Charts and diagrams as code
BEGIN

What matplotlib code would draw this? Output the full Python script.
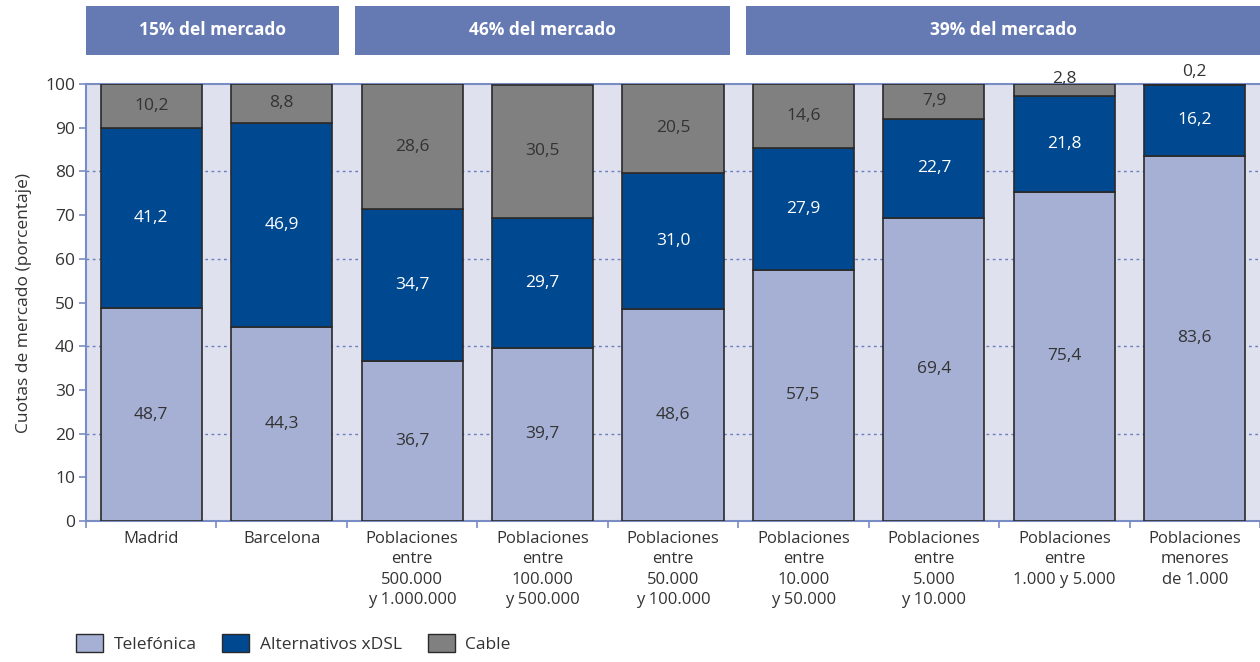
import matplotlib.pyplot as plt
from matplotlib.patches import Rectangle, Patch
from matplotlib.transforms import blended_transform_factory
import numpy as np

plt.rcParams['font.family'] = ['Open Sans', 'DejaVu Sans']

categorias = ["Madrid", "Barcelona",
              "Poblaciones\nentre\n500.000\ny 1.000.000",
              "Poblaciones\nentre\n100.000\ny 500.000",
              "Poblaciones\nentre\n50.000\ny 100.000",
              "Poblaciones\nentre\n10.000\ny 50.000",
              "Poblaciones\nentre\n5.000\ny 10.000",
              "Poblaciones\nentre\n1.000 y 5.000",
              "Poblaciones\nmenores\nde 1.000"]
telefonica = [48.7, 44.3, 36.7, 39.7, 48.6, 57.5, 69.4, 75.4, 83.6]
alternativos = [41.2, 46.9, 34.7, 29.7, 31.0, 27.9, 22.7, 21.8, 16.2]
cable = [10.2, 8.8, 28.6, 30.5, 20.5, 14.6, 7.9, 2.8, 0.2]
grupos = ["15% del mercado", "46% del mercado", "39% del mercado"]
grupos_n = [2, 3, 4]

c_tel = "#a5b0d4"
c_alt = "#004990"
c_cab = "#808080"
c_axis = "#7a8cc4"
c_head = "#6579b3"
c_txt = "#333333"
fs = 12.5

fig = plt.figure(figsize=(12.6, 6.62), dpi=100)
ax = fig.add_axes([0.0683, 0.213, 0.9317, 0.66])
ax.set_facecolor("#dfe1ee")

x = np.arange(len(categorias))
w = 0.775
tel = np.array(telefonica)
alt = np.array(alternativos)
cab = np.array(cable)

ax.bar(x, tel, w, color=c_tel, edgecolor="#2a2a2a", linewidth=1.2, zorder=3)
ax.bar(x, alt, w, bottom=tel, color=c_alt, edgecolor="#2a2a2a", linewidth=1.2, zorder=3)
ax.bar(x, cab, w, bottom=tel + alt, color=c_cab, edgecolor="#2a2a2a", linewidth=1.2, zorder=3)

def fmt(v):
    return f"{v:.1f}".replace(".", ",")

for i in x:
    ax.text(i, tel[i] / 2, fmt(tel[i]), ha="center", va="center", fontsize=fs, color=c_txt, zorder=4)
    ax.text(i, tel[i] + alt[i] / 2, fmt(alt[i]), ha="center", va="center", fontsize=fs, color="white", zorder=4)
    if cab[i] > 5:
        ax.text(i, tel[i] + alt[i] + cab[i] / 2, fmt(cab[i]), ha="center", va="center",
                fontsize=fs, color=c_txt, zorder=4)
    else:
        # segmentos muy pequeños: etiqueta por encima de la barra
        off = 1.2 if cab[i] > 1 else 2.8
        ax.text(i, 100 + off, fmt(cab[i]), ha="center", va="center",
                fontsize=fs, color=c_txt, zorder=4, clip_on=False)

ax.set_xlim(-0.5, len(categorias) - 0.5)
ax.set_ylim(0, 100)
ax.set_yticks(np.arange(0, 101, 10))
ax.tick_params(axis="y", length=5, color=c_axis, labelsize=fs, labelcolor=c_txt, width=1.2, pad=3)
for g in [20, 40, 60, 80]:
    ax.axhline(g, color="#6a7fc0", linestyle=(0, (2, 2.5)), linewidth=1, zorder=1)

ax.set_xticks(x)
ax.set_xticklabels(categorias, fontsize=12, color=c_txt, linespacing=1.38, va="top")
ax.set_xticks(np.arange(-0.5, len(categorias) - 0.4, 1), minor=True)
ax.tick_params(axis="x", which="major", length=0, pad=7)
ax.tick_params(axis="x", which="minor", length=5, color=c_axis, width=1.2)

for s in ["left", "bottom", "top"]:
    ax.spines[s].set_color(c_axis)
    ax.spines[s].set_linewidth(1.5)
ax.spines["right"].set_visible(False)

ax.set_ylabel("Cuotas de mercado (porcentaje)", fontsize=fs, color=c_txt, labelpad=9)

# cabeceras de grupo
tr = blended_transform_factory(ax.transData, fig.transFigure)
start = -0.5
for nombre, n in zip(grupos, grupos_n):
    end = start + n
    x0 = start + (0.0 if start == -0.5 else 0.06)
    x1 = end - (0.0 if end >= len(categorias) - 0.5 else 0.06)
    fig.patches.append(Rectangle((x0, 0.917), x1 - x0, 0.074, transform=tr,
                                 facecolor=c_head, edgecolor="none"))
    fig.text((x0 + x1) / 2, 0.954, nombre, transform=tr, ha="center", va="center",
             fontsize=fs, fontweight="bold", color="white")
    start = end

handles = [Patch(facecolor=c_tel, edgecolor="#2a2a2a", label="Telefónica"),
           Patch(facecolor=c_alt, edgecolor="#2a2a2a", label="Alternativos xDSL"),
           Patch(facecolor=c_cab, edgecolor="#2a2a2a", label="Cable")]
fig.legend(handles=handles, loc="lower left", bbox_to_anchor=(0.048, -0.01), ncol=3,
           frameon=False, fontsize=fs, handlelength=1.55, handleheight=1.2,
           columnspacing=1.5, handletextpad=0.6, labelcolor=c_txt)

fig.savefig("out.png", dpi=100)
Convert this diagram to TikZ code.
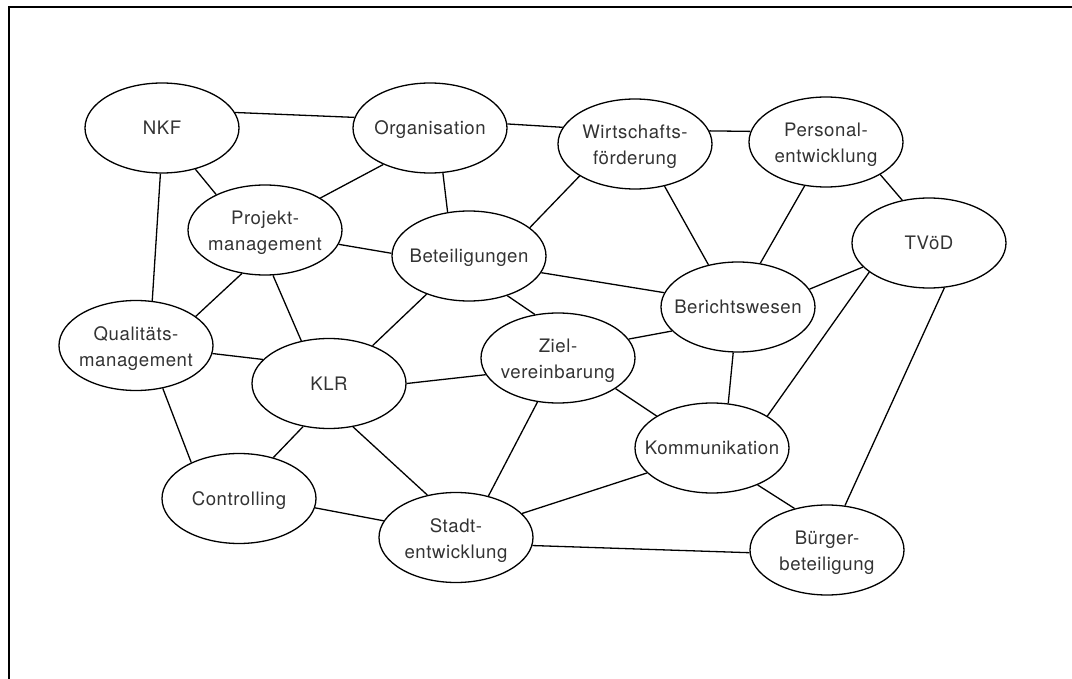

END

EXERCISE: Everything from the top line of the data down to and including the line with "plt.rcParams['font.family'] = ['Open" is to be copied, except the pictures.

SOLUTION FOR THIS PROBLEM:
What matplotlib code would draw this? Output the full Python script.
import matplotlib.pyplot as plt
from matplotlib.patches import Rectangle, Patch
from matplotlib.transforms import blended_transform_factory
import numpy as np

plt.rcParams['font.family'] = ['Open Sans', 'DejaVu Sans']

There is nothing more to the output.